Chiquita was born premature and underweight, needing round-the-clock keeper feeding. She now weighs in at 2.5 pounds, about the size of a small puppy – but far cuter, with an impossibly long tongue that pokes out as she sucks enthusiastically. Her limbs are solid and strong, with only a hint of baby wrinkles, and her two tiny ears stick out sideways like Yoda’s.

Southern tamanduas are a species of anteater, native to South America. Adults have that signature white fur with a black “vest” and yellow neck, to blend in with the dappled tree canopy where they spend most of their time foraging or sleeping.

Born hairless, Chiquita has grown a soft, downy coat of gray-brown fur, with a golden stripe down her back.
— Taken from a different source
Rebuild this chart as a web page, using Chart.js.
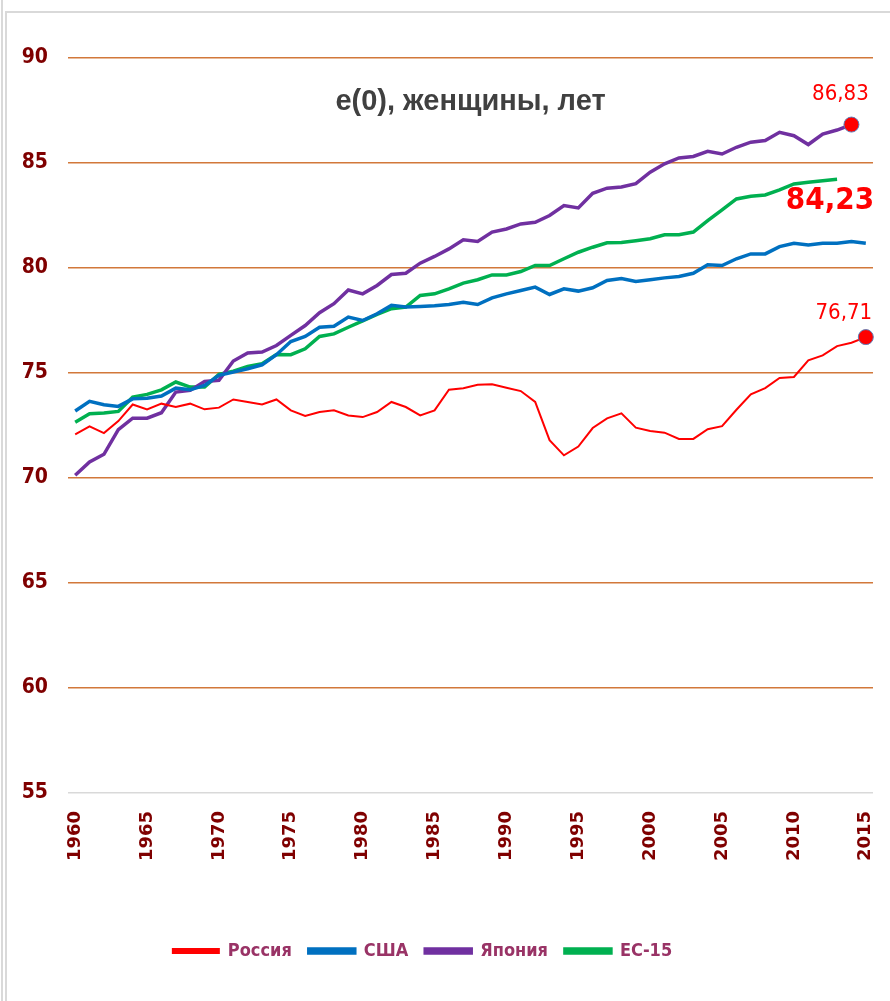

She’s been clinging strongly to mom Terra since birth, as baby tamanduas do in the wild as their mother climbs trees. Now she’s also growing long, curved claws, to grip even better, and her tail – gray, with a tiny pink ring – curls around Umpstead’s forearm.

tamandua tail
Chiquita the tamandua pup is getting stronger – including her tail.

Just inside, Terra’s completely unconcerned, munching with gusto on her favorite treat – avocado.

“Both tamanduas are doing really well,” says Mattison. “Chiquita just rides around on Terra’s back, or sleeps with her in the nest box.”
Keepers weigh the little pup daily, and the veterinary team checks in on her every week, although she hasn’t needed their help for a while now.

In fact, she’s getting more adventurous. As the pup finishes up her bottle, Umpstead scoops her up and pops her back in the nest box.

“Good job,” she tells the little tamandua.

And Chiquita pokes out the tip of her pale brown nose – just for a second.